Friday 25 March 2011

Slipping through time - John

It's 5 p.m. and i'm rushing to finish all of the chores that weren't supposed to be started for another few hours. Why, you may ask? The hell-spawn day known as report card day had arrived; the day that had been solely created to shatter all the youthful dreams of the young and aspiring doctors, astronauts, engineers. It was on this very day that reality had taken me by the head and shaken me awake. It said to me: "John, you're a grown up now. You can now be held accountable for all of your actions." Reality wasn't kind. My first step into high school had been leading me downwards and as time progressed, the lower i had sunk. Lessons started out monotonous and boring but as months passed, the equations and explanations written on the board turned into hieroglyphs. Then came the fateful day, as report cards were distributed out i saw simple numbers recognizable by anyone. 45, it said, was your mark in math. Despair, fear, anxiety, any bad emotion you can think of, all flooded into my body. The wait had been unbearable, the span of time between my arrival at the house and the arrival of my parents seemed like a decade. I racked my mind for solutions to this problem, an escape route, a method of softening the blow, anything to save my life. My brain responded by telling me the same thing that reality was saying: "You are responsible for this. Deal with it."

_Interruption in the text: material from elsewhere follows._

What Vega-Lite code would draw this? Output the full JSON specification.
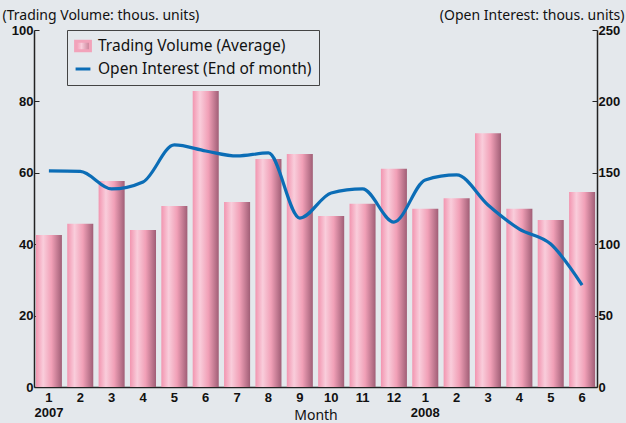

And then it happened, all the anxiety, fear, doubt dissolved as one emotion stayed behind. Adrenaline. it was adrenaline that told me it was a good idea to follow my friends on a bus to nowhere in the middle of the night when i should have been at home. Adrenaline blocked out reason and pushed me forward. The night was young, and my friends and I were going on an adventure. The bus eventually came to a stop at Hooters, a restaurant that would be closed down years later due to their unsavory back room deals. For the time being thought, we were happy. My adrenaline started to lose its grasp of my mind as it spoke the first logical sentence of the entire night: "what now? you're awfully far from home. How will you explain this to mom and dad?" Once we left the restaurant at roughly 10:30, the rigorous journey had begun. A walk to the closest of our houses would take more than an hour, and no one had the energy to make it. We pushed through the doors of the restaurant and embraced the cool evening breeze. Have you ever had that feeling where you just wanted to get up and move? It's as if you've been stationary for far too long and you had to check if your legs could even take you to where you need to go. I felt like it. So my friends and i just started running, not knowing the exact location of where we were heading but we knew if we headed in a straight line, we'd reach a destination. Adrenaline rushed through my system again, surging through every part of my body as if it were blood. And then everything fades back to black.

I stretch my arms and prepare to resume writing my English project. I can't even remember how many times I've opened this very same document, only to turn away from lack of motivation. The short burst of energy that had onced possesed me dissipated once i saw the screen. Words hadn't appeared, couldn't appear, won't appear. My mind was drawing a blank. It's as if the Neuralyzer from Men in Black was embedded into this page and a simple glance at the screen wipes the mind of and budding ideas. There wasn't much that came to me as i though of more to write about so i returned to surfing the inernet once again. The clock read 6:27, meaning that more than 2 hours had passed without a fraction of a word appearing on the page. Frustration, anger, desperation, my mind furious at the though of having to continue with the endless stream of assessments. The emotions finally become too much to handle and i force any and all thoughs onto the page. Finally, it's come to and end. The torturous task of writing any more ends with the last of this sentence.